:: Instruction ::
Take the line containing "Generate a LaTeX" as the first line and the line containing "(title) at (121,484)" as the last, and output that span verbatim without any images.

(Plotting code records)
::::
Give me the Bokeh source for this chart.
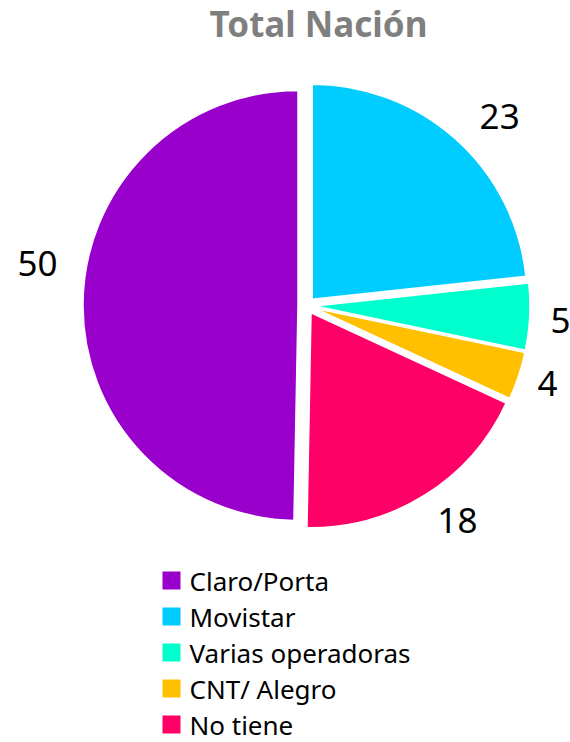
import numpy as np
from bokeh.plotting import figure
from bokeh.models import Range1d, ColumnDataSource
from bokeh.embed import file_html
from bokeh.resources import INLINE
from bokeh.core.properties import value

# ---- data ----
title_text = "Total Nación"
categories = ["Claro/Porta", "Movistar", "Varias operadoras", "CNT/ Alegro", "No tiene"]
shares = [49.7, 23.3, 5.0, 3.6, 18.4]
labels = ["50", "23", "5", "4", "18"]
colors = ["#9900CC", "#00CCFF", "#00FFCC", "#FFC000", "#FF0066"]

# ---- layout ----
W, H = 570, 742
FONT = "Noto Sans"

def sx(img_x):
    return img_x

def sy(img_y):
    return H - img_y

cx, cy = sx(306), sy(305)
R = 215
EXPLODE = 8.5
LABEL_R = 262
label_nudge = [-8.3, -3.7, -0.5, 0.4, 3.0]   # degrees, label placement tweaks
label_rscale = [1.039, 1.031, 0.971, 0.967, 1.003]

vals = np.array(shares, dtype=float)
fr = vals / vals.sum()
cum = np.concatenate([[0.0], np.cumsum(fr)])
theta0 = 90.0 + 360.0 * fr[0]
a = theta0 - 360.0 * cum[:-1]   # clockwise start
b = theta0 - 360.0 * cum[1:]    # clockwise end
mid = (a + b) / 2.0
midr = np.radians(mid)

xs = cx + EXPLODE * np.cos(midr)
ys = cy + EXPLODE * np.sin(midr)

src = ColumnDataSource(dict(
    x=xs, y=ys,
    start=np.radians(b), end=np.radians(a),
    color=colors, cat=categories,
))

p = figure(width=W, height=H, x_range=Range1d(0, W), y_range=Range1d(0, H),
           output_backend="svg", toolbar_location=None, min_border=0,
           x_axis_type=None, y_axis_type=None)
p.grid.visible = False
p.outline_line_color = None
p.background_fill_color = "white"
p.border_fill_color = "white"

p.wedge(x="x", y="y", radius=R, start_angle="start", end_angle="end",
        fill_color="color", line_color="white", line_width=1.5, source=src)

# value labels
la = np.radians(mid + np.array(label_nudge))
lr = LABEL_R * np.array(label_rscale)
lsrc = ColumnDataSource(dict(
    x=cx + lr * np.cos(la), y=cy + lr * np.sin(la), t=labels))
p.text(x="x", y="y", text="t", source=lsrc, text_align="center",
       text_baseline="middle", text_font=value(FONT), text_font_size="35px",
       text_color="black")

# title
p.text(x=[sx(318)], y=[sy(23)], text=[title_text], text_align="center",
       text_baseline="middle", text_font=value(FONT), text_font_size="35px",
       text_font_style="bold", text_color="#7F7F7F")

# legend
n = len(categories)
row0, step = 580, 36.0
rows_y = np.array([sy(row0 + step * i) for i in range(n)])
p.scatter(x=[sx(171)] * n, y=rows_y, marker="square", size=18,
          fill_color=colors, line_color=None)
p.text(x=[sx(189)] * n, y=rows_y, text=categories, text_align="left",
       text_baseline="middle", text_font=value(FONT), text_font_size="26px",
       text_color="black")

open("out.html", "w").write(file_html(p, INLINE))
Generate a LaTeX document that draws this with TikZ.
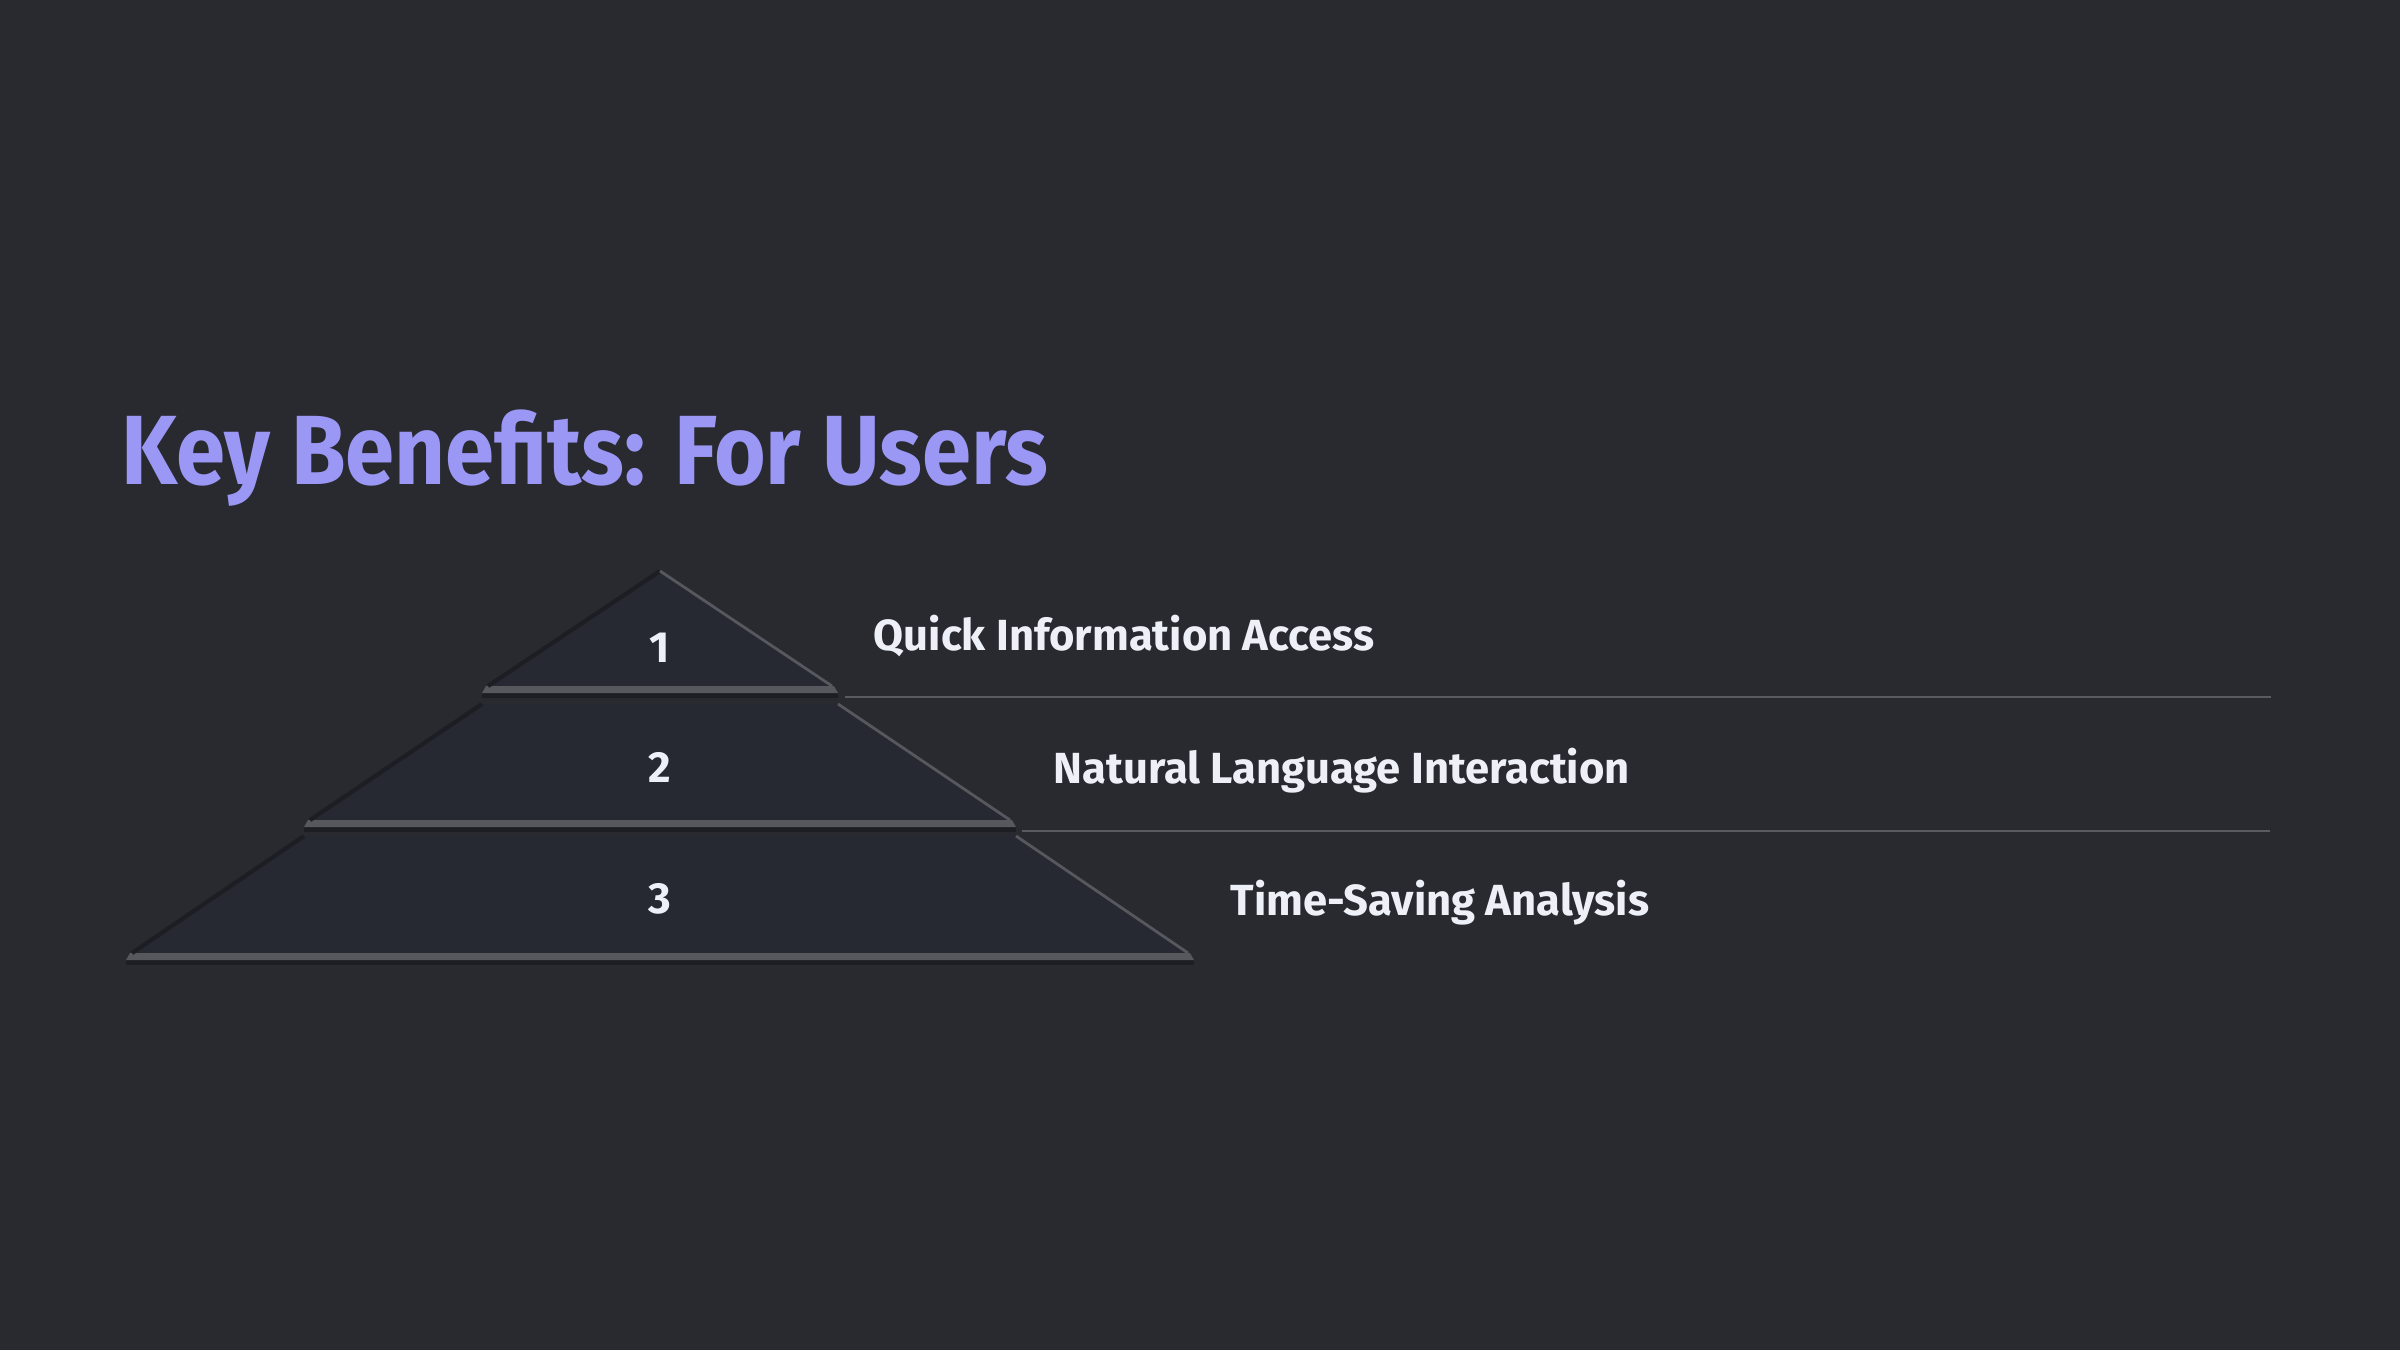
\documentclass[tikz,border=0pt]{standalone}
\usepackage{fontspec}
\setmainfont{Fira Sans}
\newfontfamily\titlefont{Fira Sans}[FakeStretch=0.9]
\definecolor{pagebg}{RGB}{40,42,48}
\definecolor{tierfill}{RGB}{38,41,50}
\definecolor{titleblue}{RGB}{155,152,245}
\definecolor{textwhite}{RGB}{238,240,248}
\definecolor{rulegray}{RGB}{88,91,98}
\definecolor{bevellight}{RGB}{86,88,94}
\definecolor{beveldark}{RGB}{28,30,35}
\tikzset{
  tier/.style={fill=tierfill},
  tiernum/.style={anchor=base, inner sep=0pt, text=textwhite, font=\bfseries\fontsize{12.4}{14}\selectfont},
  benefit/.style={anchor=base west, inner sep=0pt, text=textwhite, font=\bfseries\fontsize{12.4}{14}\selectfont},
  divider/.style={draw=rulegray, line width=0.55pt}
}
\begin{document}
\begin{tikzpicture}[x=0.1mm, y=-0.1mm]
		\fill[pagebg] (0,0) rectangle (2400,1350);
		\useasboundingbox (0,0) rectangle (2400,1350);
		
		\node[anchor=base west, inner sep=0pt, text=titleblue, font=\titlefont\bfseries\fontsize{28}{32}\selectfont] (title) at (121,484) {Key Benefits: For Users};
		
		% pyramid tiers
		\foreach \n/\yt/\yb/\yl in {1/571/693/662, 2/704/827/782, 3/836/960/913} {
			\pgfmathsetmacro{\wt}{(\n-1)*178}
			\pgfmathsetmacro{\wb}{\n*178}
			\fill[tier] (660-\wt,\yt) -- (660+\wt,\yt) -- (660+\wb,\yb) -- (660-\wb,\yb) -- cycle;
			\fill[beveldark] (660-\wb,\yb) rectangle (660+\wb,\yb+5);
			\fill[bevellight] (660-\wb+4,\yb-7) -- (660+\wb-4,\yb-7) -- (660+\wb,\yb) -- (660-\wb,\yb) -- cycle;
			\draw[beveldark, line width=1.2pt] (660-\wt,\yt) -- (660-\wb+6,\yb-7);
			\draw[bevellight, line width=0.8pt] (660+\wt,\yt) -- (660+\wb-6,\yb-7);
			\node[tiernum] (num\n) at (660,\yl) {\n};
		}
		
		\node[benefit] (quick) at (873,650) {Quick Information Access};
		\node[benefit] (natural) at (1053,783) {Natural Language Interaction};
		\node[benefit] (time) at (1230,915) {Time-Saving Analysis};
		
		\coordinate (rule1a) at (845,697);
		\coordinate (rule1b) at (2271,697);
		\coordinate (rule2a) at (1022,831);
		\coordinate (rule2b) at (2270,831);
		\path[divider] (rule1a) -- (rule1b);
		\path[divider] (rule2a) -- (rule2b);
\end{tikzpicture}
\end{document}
::::
:: The solution ::
Generate a LaTeX document that draws this with TikZ.
\documentclass[tikz,border=0pt]{standalone}
\usepackage{fontspec}
\setmainfont{Fira Sans}
\newfontfamily\titlefont{Fira Sans}[FakeStretch=0.9]
\definecolor{pagebg}{RGB}{40,42,48}
\definecolor{tierfill}{RGB}{38,41,50}
\definecolor{titleblue}{RGB}{155,152,245}
\definecolor{textwhite}{RGB}{238,240,248}
\definecolor{rulegray}{RGB}{88,91,98}
\definecolor{bevellight}{RGB}{86,88,94}
\definecolor{beveldark}{RGB}{28,30,35}
\tikzset{
  tier/.style={fill=tierfill},
  tiernum/.style={anchor=base, inner sep=0pt, text=textwhite, font=\bfseries\fontsize{12.4}{14}\selectfont},
  benefit/.style={anchor=base west, inner sep=0pt, text=textwhite, font=\bfseries\fontsize{12.4}{14}\selectfont},
  divider/.style={draw=rulegray, line width=0.55pt}
}
\begin{document}
\begin{tikzpicture}[x=0.1mm, y=-0.1mm]
		\fill[pagebg] (0,0) rectangle (2400,1350);
		\useasboundingbox (0,0) rectangle (2400,1350);
		
		\node[anchor=base west, inner sep=0pt, text=titleblue, font=\titlefont\bfseries\fontsize{28}{32}\selectfont] (title) at (121,484) {Key Benefits: For Users};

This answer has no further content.